Ne lui dites pas non plus la raison de la gravité de mon état. Car si après cela on vit encore quelque temps on ne vous le pardonne pas. Je me rappelle des gens qui ont « traîné » des années. On avait l’air de croire qu’ils avaient joué la comédie. Comme Gautier avait tant tardé à partir pour l’Espagne que des gens lui disaient : « Vous êtes revenu6 » ; ne pouvant admettre que je ne sois pas mort, on dirait que je suis « réincarné » (le nouveau livre de Maeterlinck7, – si robuste pour parler de choses si délicates, magnifique 120 chevaux, marque mystère, familiarisé avec les conceptions si l’on peut dire).
Enfin, cher Ami, dernière chose car cela me fatigue tellement de commencer une lettre que je voudrais tout vous dire dans celle-ci (et j’ai omis les trois quarts) voudriez-vous prendre en note de ne pas me téléphoner sur ces choses (ou du moins si vous me téléphonez de n’en parler qu’à moi et si c’est mon valet de chambre qui vous répond de ne pas lui donner d’explications) de mettre un cachet de cire à vos lettres (et M. Grasset aussi).

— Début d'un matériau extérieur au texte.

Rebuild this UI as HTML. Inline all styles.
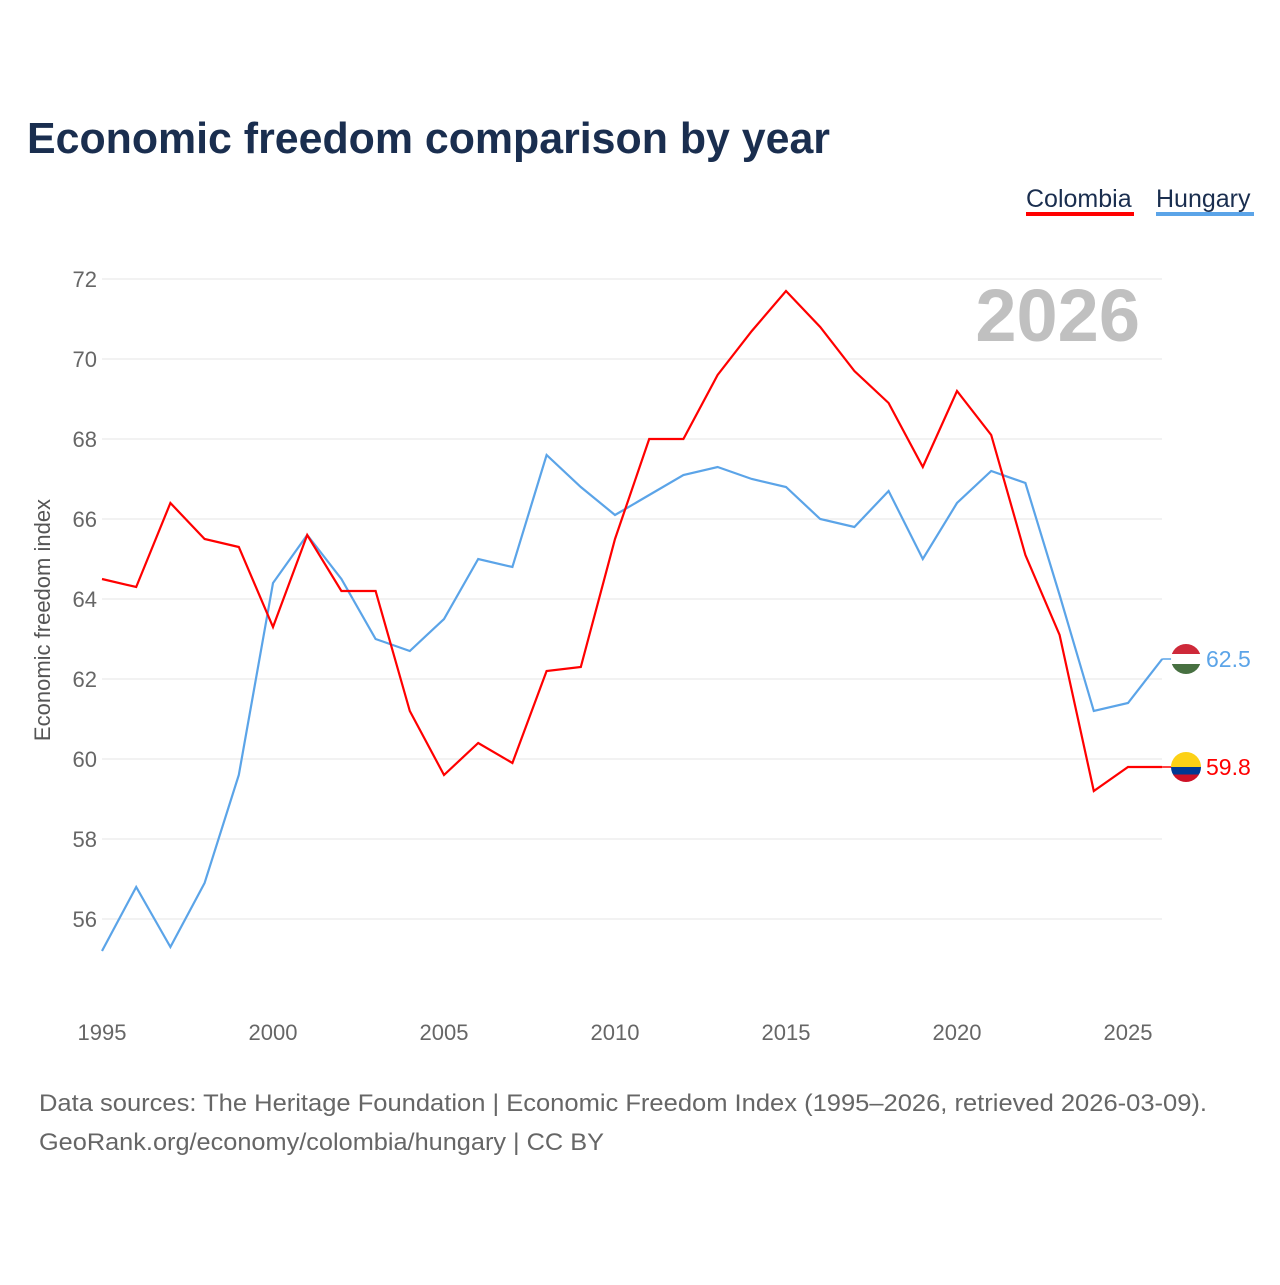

Je voudrais que M. Grasset dise quand le livre pourra paraître afin que je puisse peut’être donner quelques extraits. Je souhaiterais « MAI » mais je ne sais si je pourrai corriger assez vite autant d’épreuves. Je voudrais du moins qu’elles commencent tout de suite. Et à ce propos ne croyez pas que mon livre soit un recueil d’articles. Mes deux derniers articles du Figaro en étaient des extraits, ce qui n’a aucun rapport8. Mes autres articles du Figaro, j’en ferai un recueil, si je peux les retrouver, mais plus tard et chez un autre éditeur. Quant à ce livre-ci, c’est au contraire un tout très composé, quoique d’une composition si complexe que je crains que personne ne le perçoive et qu’il apparaisse comme une suite de digressions. C’est tout le contraire. –. Voyez si vous pouvez me rendre ce service, il est immense, mais seulement s’il est complet, définitif et certain.